How to Recognize the Signs of Ageism at Work
Ageism isn’t always loud or obvious. It can hide behind passive-aggressive remarks, subtle shifts in responsibilities, or sudden silence from decision-makers. Spotting the signs early helps protect your job security, self-worth, and next move.
1. You’re Passed Over for New Projects or Promotions
Getting sidelined when big projects or leadership roles open up can signal age bias, especially if you’ve got a strong track record. If younger workers with less experience keep landing the opportunities, take note. Job assignments should be based on skills and performance, not a person’s age.
2. Comments About “Fresh Perspectives” or “New Energy”
Code words like “modern,” “digital native,” or “dynamic” might seem harmless at first. But if those comments start showing up around hiring decisions or team reshuffles, it could point to ageist attitudes. Offhand comments like these can create an offensive work environment over time.
3. Training Offers or Tech Tools Stop Coming Your Way
When the company starts investing in upskilling but you’re not invited, it’s a red flag. Employers are legally required to provide equal access to training, regardless of age group. Being left out can create a gap that affects your job performance and future position.
4. Job Descriptions Suddenly Feel Like They’re Not Meant for You
Some job postings now ask for “digital natives” or people who “grew up online.” That’s not subtle. These kinds of requirements can signal hiring bias and violate equal opportunity principles under the Age Discrimination in Employment Act.

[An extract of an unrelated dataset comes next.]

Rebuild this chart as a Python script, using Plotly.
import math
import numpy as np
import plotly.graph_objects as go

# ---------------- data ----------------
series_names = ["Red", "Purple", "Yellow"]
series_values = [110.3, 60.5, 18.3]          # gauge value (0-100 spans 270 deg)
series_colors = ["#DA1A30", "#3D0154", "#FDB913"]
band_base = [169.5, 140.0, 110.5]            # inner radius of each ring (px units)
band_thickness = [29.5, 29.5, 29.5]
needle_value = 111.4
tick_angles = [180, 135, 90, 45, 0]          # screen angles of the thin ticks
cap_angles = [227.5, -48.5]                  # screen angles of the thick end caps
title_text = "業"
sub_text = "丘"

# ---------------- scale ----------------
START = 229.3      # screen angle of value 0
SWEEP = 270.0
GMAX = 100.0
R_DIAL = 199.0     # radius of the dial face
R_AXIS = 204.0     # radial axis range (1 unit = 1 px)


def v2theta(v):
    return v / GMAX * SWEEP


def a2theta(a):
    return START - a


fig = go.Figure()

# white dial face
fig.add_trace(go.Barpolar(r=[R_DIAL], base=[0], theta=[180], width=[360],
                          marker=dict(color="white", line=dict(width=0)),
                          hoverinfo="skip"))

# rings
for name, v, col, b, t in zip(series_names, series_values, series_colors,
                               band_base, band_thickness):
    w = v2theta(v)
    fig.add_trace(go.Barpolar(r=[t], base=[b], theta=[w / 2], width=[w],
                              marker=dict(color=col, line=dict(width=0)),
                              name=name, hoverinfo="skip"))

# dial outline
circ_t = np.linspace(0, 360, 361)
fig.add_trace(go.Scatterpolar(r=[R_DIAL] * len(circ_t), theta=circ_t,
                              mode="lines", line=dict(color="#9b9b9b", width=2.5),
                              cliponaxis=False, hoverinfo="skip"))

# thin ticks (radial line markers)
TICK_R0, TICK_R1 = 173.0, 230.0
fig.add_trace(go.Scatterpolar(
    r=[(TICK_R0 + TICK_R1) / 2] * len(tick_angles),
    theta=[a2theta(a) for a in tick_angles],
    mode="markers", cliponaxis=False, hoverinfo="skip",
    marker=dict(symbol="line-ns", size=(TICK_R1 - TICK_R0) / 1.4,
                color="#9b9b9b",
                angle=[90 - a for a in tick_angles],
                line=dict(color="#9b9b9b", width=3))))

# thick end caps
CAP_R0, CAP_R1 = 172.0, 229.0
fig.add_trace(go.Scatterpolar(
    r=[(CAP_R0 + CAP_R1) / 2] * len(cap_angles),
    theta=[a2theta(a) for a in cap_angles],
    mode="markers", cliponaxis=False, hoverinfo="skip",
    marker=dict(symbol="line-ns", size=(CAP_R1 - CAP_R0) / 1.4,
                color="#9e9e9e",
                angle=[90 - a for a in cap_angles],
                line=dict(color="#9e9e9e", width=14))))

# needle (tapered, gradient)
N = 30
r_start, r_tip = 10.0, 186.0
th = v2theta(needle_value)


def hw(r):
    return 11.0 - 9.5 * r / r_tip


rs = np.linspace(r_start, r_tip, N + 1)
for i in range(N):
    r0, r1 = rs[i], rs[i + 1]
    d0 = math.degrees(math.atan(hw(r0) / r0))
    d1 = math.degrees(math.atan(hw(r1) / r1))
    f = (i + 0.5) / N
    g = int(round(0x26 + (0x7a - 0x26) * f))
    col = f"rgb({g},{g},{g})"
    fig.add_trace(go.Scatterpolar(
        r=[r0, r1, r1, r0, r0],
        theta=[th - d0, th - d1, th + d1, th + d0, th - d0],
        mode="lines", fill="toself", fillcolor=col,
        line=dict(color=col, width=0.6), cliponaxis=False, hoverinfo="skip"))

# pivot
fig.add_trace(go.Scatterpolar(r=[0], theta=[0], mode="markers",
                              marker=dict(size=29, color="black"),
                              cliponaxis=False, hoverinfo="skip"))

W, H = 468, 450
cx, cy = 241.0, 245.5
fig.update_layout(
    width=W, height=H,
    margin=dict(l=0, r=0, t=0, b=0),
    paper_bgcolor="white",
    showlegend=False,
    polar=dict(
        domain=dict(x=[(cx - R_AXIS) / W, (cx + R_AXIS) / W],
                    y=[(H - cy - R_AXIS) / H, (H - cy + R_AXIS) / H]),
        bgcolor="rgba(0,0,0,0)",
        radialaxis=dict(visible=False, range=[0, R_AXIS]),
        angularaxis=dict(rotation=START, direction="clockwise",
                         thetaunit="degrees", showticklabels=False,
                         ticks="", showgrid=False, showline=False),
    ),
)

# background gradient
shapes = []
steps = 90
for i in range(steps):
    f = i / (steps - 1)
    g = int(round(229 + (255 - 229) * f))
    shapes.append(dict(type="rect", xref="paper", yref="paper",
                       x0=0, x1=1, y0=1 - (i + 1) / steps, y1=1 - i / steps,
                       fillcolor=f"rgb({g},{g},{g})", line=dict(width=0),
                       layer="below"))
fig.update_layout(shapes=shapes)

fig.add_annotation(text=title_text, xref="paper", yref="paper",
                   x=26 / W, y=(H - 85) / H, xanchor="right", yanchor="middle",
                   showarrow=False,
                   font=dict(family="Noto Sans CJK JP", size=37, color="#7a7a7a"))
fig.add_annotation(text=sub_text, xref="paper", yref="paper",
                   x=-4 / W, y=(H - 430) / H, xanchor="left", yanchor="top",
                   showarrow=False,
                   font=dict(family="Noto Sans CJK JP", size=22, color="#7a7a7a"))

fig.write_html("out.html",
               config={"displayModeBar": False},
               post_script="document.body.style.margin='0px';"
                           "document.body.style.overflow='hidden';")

5. Performance Reviews Get Vague or Inconsistent
If feedback shifts from specific wins to vague criticism or backhanded praise, it may be more than just a tough boss. Reviews shaped by stereotypes, like calling older employees “rigid” or “resistant to change”, can be an early sign of an adverse employment decision building in the background.
6. Younger Employees Are Given Preferential Treatment
Look out for patterns: who gets better shifts, more visibility in meetings, or faster approval for leave or training? Unequal treatment based on age is a form of employment discrimination, and it doesn’t have to be loud to be illegal.

Why Age Discrimination Happens
- Many employers carry outdated beliefs that older workers are less adaptable, slower to learn new skills, or unwilling to embrace change, even when that’s far from the truth.
- Ageism often stems from the false idea that hiring a younger person means more energy, more creativity, or a longer future with the company, which leads to biased decisions in the hiring process.
- Companies may assume that older employees will drive up costs in areas like health insurance or salary, pushing them to quietly favor younger workers without saying so directly.
- There’s a fear among some managers that older adults will challenge leadership, resist new management styles, or be unwilling to take on evolving job assignments.
- Fast-paced industries, especially in tech, often glorify youth culture and undervalue experience, leading to workplaces that are hostile or dismissive toward people outside the favored age group.
- Some employers want to avoid promoting employees nearing retirement age, seeing them as short-term investments rather than long-term assets, which can result in repeated adverse employment decisions.
- A lack of training for hiring teams and the human resources department often allows ageist stereotypes to go unchecked, reinforcing biased behavior at every stage of the employee lifecycle.
- In some cases, age discrimination happens simply because it’s easy to get away with. Many employees don’t report it, and not every victim's supervisor is held accountable.
Conclusion
Age discrimination is real, but it doesn’t get the final say in your career. You’re not outdated, you’re seasoned, and that still counts for something. Keep learning, document what matters, speak up when it’s time, and never shrink to fit someone else’s bias.